◆ **PROBLEM DETAILS**: Set down the full listing exactly as given. Any pictures are to be left out.

--- Begin STORED DATA ---

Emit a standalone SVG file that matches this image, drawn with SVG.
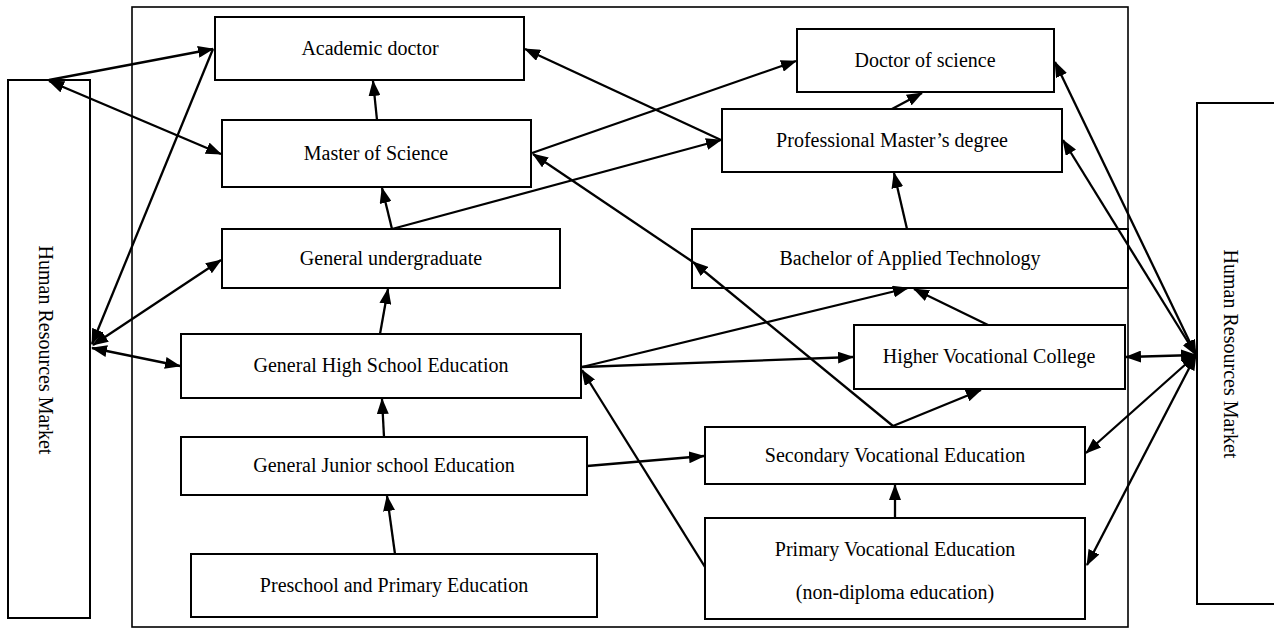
<svg xmlns="http://www.w3.org/2000/svg" width="1274" height="630" viewBox="0 0 1274 630">
<defs>
<style>
.box{fill:#fff;stroke:#000;stroke-width:2}
.frame{fill:none;stroke:#000;stroke-width:1.6}
.t{font-family:"Liberation Serif","Times New Roman",serif;font-size:20px;fill:#000;text-anchor:middle}
.c line{stroke:#000;stroke-width:2.3}
.one{marker-end:url(#ah)}
.two{marker-start:url(#ah);marker-end:url(#ah)}
.st{marker-start:url(#ah)}
</style>
<marker id="ah" viewBox="0 0 16 12" refX="15" refY="6" markerWidth="16" markerHeight="12" markerUnits="userSpaceOnUse" orient="auto-start-reverse">
<path d="M0,0 L16,6 L0,12 z" fill="#000"/>
</marker>
</defs>
<rect width="1274" height="630" fill="#fff"/>
<rect id="system" class="frame" x="132" y="7" width="996" height="620"/>

<g id="hrm-left"><rect class="box" x="8" y="80" width="82" height="538"/><text class="t" transform="translate(39,350) rotate(90)">Human Resources Market</text></g>
<g id="hrm-right"><rect class="box" x="1197" y="103" width="84" height="501"/><text class="t" transform="translate(1224,354) rotate(90)">Human Resources Market</text></g>

<g id="academic-doctor"><rect class="box" x="215" y="17" width="309" height="63"/><text class="t" x="370" y="55">Academic doctor</text></g>
<g id="master-science"><rect class="box" x="222" y="120" width="309" height="67"/><text class="t" x="376" y="160">Master of Science</text></g>
<g id="doctor-science"><rect class="box" x="797" y="29" width="257" height="63"/><text class="t" x="925" y="67">Doctor of science</text></g>
<g id="prof-master"><rect class="box" x="722" y="109" width="340" height="63"/><text class="t" x="892" y="147">Professional Master’s degree</text></g>
<g id="gen-undergrad"><rect class="box" x="222" y="229" width="338" height="59"/><text class="t" x="391" y="265">General undergraduate</text></g>
<g id="bachelor-applied"><rect class="box" x="692" y="229" width="436" height="59"/><text class="t" x="910" y="265">Bachelor of Applied Technology</text></g>
<g id="gen-high"><rect class="box" x="181" y="334" width="400" height="64"/><text class="t" x="381" y="372">General High School Education</text></g>
<g id="higher-voc"><rect class="box" x="854" y="325" width="271" height="64"/><text class="t" x="989" y="363">Higher Vocational College</text></g>
<g id="gen-junior"><rect class="box" x="181" y="437" width="406" height="58"/><text class="t" x="384" y="472">General Junior school Education</text></g>
<g id="secondary-voc"><rect class="box" x="705" y="427" width="380" height="57"/><text class="t" x="895" y="462">Secondary Vocational Education</text></g>
<g id="preschool"><rect class="box" x="191" y="554" width="406" height="63"/><text class="t" x="394" y="592">Preschool and Primary Education</text></g>
<g id="primary-voc"><rect class="box" x="705" y="518" width="380" height="101"/><text class="t" x="895" y="556">Primary Vocational Education</text><text class="t" x="895" y="599">(non-diploma education)</text></g>

<g id="connectors" class="c">
<line class="one" x1="49" y1="80" x2="213" y2="49"/>
<line class="one" x1="377" y1="120" x2="373" y2="81"/>
<line class="one" x1="392" y1="229" x2="382" y2="188"/>
<line class="one" x1="392" y1="229" x2="721" y2="140"/>
<line class="one" x1="532" y1="153" x2="796" y2="61"/>
<line class="one" x1="721" y1="140" x2="525" y2="49"/>
<line class="one" x1="893" y1="426" x2="693" y2="262"/>
<line class="one" x1="693" y1="262" x2="533" y2="154"/>
<line class="one" x1="893" y1="426" x2="981" y2="390"/>
<line class="one" x1="705" y1="567" x2="582" y2="370"/>
<line class="one" x1="582" y1="367" x2="853" y2="357"/>
<line class="one" x1="582" y1="367" x2="908" y2="288"/>
<line class="one" x1="988" y1="325" x2="914" y2="289"/>
<line class="one" x1="907" y1="229" x2="894" y2="173"/>
<line class="one" x1="892" y1="109" x2="922" y2="93"/>
<line class="one" x1="380" y1="334" x2="388" y2="289"/>
<line class="one" x1="384" y1="437" x2="382" y2="399"/>
<line class="one" x1="395" y1="554" x2="387" y2="496"/>
<line class="one" x1="587" y1="466" x2="704" y2="456"/>
<line class="one" x1="895" y1="518" x2="895" y2="485"/>
<line class="two" x1="49" y1="81" x2="221" y2="154"/>
<line class="st" x1="92" y1="344" x2="213" y2="49"/>
<line class="two" x1="93" y1="345" x2="221" y2="260"/>
<line class="two" x1="92" y1="348" x2="180" y2="366"/>
<line class="two" x1="1196" y1="355" x2="1055" y2="62"/>
<line class="two" x1="1196" y1="355" x2="1063" y2="140"/>
<line class="two" x1="1196" y1="355" x2="1126" y2="357"/>
<line class="two" x1="1196" y1="355" x2="1086" y2="453"/>
<line class="two" x1="1196" y1="355" x2="1087" y2="565"/>
</g>
</svg>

--- End STORED DATA ---

◆ **SOLUTION TO THIS PROBLEM**:
Emit a standalone SVG file that matches this image, drawn with SVG.
<svg xmlns="http://www.w3.org/2000/svg" width="1274" height="630" viewBox="0 0 1274 630">
<defs>
<style>
.box{fill:#fff;stroke:#000;stroke-width:2}
.frame{fill:none;stroke:#000;stroke-width:1.6}
.t{font-family:"Liberation Serif","Times New Roman",serif;font-size:20px;fill:#000;text-anchor:middle}
.c line{stroke:#000;stroke-width:2.3}
.one{marker-end:url(#ah)}
.two{marker-start:url(#ah);marker-end:url(#ah)}
.st{marker-start:url(#ah)}
</style>
<marker id="ah" viewBox="0 0 16 12" refX="15" refY="6" markerWidth="16" markerHeight="12" markerUnits="userSpaceOnUse" orient="auto-start-reverse">
<path d="M0,0 L16,6 L0,12 z" fill="#000"/>
</marker>
</defs>
<rect width="1274" height="630" fill="#fff"/>
<rect id="system" class="frame" x="132" y="7" width="996" height="620"/>

<g id="hrm-left"><rect class="box" x="8" y="80" width="82" height="538"/><text class="t" transform="translate(39,350) rotate(90)">Human Resources Market</text></g>
<g id="hrm-right"><rect class="box" x="1197" y="103" width="84" height="501"/><text class="t" transform="translate(1224,354) rotate(90)">Human Resources Market</text></g>

<g id="academic-doctor"><rect class="box" x="215" y="17" width="309" height="63"/><text class="t" x="370" y="55">Academic doctor</text></g>
<g id="master-science"><rect class="box" x="222" y="120" width="309" height="67"/><text class="t" x="376" y="160">Master of Science</text></g>
<g id="doctor-science"><rect class="box" x="797" y="29" width="257" height="63"/><text class="t" x="925" y="67">Doctor of science</text></g>
<g id="prof-master"><rect class="box" x="722" y="109" width="340" height="63"/><text class="t" x="892" y="147">Professional Master’s degree</text></g>
<g id="gen-undergrad"><rect class="box" x="222" y="229" width="338" height="59"/><text class="t" x="391" y="265">General undergraduate</text></g>
<g id="bachelor-applied"><rect class="box" x="692" y="229" width="436" height="59"/><text class="t" x="910" y="265">Bachelor of Applied Technology</text></g>
<g id="gen-high"><rect class="box" x="181" y="334" width="400" height="64"/><text class="t" x="381" y="372">General High School Education</text></g>
<g id="higher-voc"><rect class="box" x="854" y="325" width="271" height="64"/><text class="t" x="989" y="363">Higher Vocational College</text></g>
<g id="gen-junior"><rect class="box" x="181" y="437" width="406" height="58"/><text class="t" x="384" y="472">General Junior school Education</text></g>
<g id="secondary-voc"><rect class="box" x="705" y="427" width="380" height="57"/><text class="t" x="895" y="462">Secondary Vocational Education</text></g>
<g id="preschool"><rect class="box" x="191" y="554" width="406" height="63"/><text class="t" x="394" y="592">Preschool and Primary Education</text></g>
<g id="primary-voc"><rect class="box" x="705" y="518" width="380" height="101"/><text class="t" x="895" y="556">Primary Vocational Education</text><text class="t" x="895" y="599">(non-diploma education)</text></g>

<g id="connectors" class="c">
<line class="one" x1="49" y1="80" x2="213" y2="49"/>
<line class="one" x1="377" y1="120" x2="373" y2="81"/>
<line class="one" x1="392" y1="229" x2="382" y2="188"/>
<line class="one" x1="392" y1="229" x2="721" y2="140"/>
<line class="one" x1="532" y1="153" x2="796" y2="61"/>
<line class="one" x1="721" y1="140" x2="525" y2="49"/>
<line class="one" x1="893" y1="426" x2="693" y2="262"/>
<line class="one" x1="693" y1="262" x2="533" y2="154"/>
<line class="one" x1="893" y1="426" x2="981" y2="390"/>
<line class="one" x1="705" y1="567" x2="582" y2="370"/>
<line class="one" x1="582" y1="367" x2="853" y2="357"/>
<line class="one" x1="582" y1="367" x2="908" y2="288"/>
<line class="one" x1="988" y1="325" x2="914" y2="289"/>
<line class="one" x1="907" y1="229" x2="894" y2="173"/>
<line class="one" x1="892" y1="109" x2="922" y2="93"/>
<line class="one" x1="380" y1="334" x2="388" y2="289"/>
<line class="one" x1="384" y1="437" x2="382" y2="399"/>
<line class="one" x1="395" y1="554" x2="387" y2="496"/>
<line class="one" x1="587" y1="466" x2="704" y2="456"/>
<line class="one" x1="895" y1="518" x2="895" y2="485"/>
<line class="two" x1="49" y1="81" x2="221" y2="154"/>
<line class="st" x1="92" y1="344" x2="213" y2="49"/>
<line class="two" x1="93" y1="345" x2="221" y2="260"/>
<line class="two" x1="92" y1="348" x2="180" y2="366"/>
<line class="two" x1="1196" y1="355" x2="1055" y2="62"/>
<line class="two" x1="1196" y1="355" x2="1063" y2="140"/>
<line class="two" x1="1196" y1="355" x2="1126" y2="357"/>
<line class="two" x1="1196" y1="355" x2="1086" y2="453"/>
<line class="two" x1="1196" y1="355" x2="1087" y2="565"/>
</g>
</svg>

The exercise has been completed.